L’autre figure de ce processus et président de ladite commission, Sadok Belaid, estime, pour sa part, que la Constitution ne sera pas sur mesure des revendications du président de la République, et les différentes sessions de dialogue national ont forgé ces grandes lignes, en plus de la consultation électronique nationale élaborée il y a quelques mois. Il a surtout souligné que, contrairement à ce que certains pensent, le Chef de l’Etat ne compte pas imposer une constitution «sur mesure», précisant n’avoir reçu aucune consigne de la part du Président de la République, Kais Saïed, allant dans ce sens.

Quid des questions identitaires ?

Il a également affirmé qu’il n’a pas reçu de consignes quant à la suppression de toute référence à l’islam dans la nouvelle Constitution, expliquant que la suppression de toute référence à l’Islam vise à combattre les partis islamistes, les considérant comme «des agents de certaines puissances étrangères». Sauf que cette déclaration n’est pas passée inaperçue, et elle a été rapidement récupérée à des fins politiques. Le parti Ennahdha a mis en garde, dans ce sens, contre l’omission de toute référence à l’islam dans la nouvelle Constitution qui doit être soumise à référendum en juillet. Autant dire que selon la consultation électronique nationale, 80% des Tunisiens sont contre l’extrémisme et contre l’utilisation de la religion à des fins politiques.
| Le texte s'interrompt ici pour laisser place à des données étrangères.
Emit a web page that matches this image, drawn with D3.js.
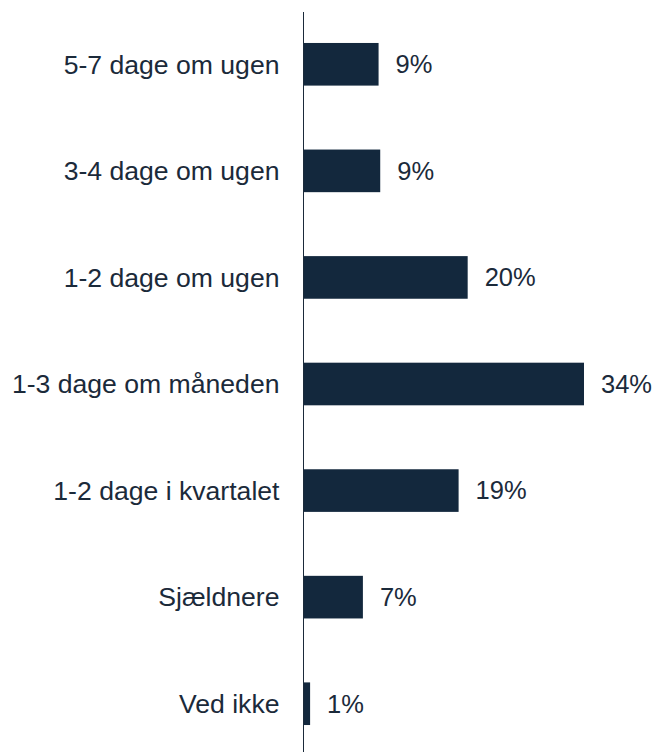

Sauf que cette question identitaire, bien qu’elle soit assez sensible, ne peut pas cacher le vrai débat concernant la situation économique du pays, et la possibilité de l’inclure dans la Constitution.

D’ailleurs, Belaid a fait savoir que la commission fait prévaloir l’intérêt, prônant la mise en place d’un système équilibré partagé entre l’économie libérale et sociale, et son intégration en corollaire avec l’économie sociale de solidarité. «Les membres ont préconisé le souci de désamorcer la crise économique et éviter les impasses et l’imbroglio à la suite de la Constitution de 2014 qui n’a pas accordé l’intérêt escompté aux droits économiques, sociaux, culturels et environnementaux au citoyen tunisien», a-t-il dit, évoquant certains articles constitutionnels visant à déverrouiller l’économie nationale aux dépens de l’emprise des lobbies.

Outre ces questions politiques, économiques et identitaires, la nouvelle Constitution devra mettre en avant la bonne gouvernance des richesses naturelles et l’exploitation de ressources humaines, tout en prévalant l’éducation et le savoir et les différents aspects numériques et technologiques.

Il faut souligner, également le fait que la nouvelle Constitution devrait également s’inspirer des Constitutions de 2014 et de 1959, notamment en ce qui concerne la question des libertés. De ce fait, la Constitution de 2014 sera considérée comme une référence en matière des droits et libertés et que nombre de principes contenus dans les précédentes constitutions seront inclus dans la nouvelle en gestation.

En gros, la nouvelle Constitution aura pour principale mission de mettre en place un système politique équilibré et stable, capable d’atteindre des objectifs économiques, sociaux, culturels et même environnementaux, tout en préservant les libertés et les droits des Tunisiens.